To form these estimates, they had to solve the problem of getting busy executives to respond. At first they tried reaching out to executives through email or LinkedIn, but that approach didn’t yield many responses; email and DMs are too easy to ignore. So instead they turned to a more old-fashioned method: the mail.
The researchers sent out more than 7,500 research requests in the form of padded mailers — hand-stuffed, with the aid of research assistants — to top-level executives from the Russell Index, a list of the 3000 largest companies in the US stock market. The executives were randomly selected to participate either in the survey or the control or experimental group of the list experiment. They could respond via mail or electronically with a QR code. They were promised complete confidentiality in the form of a signed one-way NDA; in addition, the researchers promised to make a donation to the American Cancer Society for each response.

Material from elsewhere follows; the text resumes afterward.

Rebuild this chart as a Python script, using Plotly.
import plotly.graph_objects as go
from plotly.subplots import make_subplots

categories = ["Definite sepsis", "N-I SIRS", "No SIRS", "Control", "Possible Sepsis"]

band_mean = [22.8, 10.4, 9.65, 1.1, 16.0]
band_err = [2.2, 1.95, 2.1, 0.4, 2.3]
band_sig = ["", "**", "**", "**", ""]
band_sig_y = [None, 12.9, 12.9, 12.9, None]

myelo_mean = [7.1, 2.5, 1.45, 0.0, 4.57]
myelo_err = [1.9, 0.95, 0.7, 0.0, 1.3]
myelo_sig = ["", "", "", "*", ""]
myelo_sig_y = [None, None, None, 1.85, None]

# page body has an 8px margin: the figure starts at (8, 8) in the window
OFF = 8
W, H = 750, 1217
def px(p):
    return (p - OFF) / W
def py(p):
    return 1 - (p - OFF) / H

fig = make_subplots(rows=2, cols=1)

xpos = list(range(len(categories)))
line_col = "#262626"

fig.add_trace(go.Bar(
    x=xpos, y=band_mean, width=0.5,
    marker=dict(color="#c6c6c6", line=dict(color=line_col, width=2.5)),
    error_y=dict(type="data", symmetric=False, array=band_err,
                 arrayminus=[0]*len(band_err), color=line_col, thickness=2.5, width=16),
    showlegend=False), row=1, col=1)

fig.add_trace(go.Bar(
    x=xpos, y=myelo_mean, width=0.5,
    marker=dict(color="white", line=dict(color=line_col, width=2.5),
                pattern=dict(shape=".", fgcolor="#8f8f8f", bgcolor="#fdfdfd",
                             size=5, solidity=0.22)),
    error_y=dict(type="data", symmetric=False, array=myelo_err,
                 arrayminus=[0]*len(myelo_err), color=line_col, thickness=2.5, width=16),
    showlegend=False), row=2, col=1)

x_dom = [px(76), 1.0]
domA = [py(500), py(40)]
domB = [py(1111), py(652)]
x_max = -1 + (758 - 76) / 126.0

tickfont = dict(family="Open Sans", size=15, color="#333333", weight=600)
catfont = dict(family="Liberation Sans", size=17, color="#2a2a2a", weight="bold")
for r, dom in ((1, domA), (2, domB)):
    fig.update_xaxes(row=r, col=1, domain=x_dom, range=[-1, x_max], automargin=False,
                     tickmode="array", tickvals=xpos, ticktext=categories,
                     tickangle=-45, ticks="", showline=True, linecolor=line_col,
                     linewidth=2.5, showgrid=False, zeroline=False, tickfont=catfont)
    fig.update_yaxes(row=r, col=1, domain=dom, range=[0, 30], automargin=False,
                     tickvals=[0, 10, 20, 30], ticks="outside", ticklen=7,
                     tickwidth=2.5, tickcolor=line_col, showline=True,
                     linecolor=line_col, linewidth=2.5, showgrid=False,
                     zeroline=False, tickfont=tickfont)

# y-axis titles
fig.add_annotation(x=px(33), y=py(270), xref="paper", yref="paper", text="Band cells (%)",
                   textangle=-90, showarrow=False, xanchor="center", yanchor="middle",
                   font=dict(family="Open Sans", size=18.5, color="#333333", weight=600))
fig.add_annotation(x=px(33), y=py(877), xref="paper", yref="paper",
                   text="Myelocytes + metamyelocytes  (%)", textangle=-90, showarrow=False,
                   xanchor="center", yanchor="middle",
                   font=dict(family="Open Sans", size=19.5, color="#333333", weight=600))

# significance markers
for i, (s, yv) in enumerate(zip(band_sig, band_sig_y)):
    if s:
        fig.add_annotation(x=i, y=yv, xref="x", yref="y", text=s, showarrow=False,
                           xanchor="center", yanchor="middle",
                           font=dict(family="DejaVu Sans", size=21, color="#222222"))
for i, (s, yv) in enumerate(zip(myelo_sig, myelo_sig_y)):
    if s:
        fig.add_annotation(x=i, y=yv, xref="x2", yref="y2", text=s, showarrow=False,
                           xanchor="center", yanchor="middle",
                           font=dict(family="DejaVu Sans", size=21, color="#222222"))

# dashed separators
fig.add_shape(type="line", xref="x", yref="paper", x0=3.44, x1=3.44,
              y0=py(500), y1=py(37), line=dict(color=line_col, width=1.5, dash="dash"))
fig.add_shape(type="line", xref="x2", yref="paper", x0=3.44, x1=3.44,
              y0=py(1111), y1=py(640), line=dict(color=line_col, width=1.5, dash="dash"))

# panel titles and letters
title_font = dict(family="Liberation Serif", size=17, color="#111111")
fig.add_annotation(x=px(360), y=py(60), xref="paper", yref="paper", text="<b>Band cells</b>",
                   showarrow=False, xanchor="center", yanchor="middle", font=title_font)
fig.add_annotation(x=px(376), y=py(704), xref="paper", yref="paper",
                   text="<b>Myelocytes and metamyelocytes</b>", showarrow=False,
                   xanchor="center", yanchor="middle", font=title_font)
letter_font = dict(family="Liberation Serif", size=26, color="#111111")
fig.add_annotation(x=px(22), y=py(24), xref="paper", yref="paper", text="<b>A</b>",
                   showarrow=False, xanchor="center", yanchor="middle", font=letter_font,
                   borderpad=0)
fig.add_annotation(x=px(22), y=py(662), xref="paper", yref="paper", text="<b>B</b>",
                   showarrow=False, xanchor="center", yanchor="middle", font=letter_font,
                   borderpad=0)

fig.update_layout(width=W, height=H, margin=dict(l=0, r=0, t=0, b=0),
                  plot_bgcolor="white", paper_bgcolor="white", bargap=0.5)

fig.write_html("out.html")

One of the more delicate parts of the operation was wording the specific descriptions of each form of earnings manipulation so that there could be confusion about what the researchers were asking about. “If you precisely define each form of earnings manipulation,” Vandenberg explained, “it helps ensure that executives understand the question and importantly, it limits executives’ ability to rationalize their way out of admitting to something by exploiting ambiguity in the wording of the question.”
In addition to accounting fraud, the executives were also asked about real earnings management, disclosure obfuscation, accrual-based earnings management, and material omission, all of which occupy an ethically gray area that is not necessarily strictly illegal. It took several months to collect all the responses. The researchers’ recruitment efforts yielded a response rate of 12.9%, which is higher than most comparable accounting studies.
Vandenberg and his colleagues believe their findings further our understanding of the prevalence of earnings manipulations and demonstrate some potentially useful research approaches for future researchers.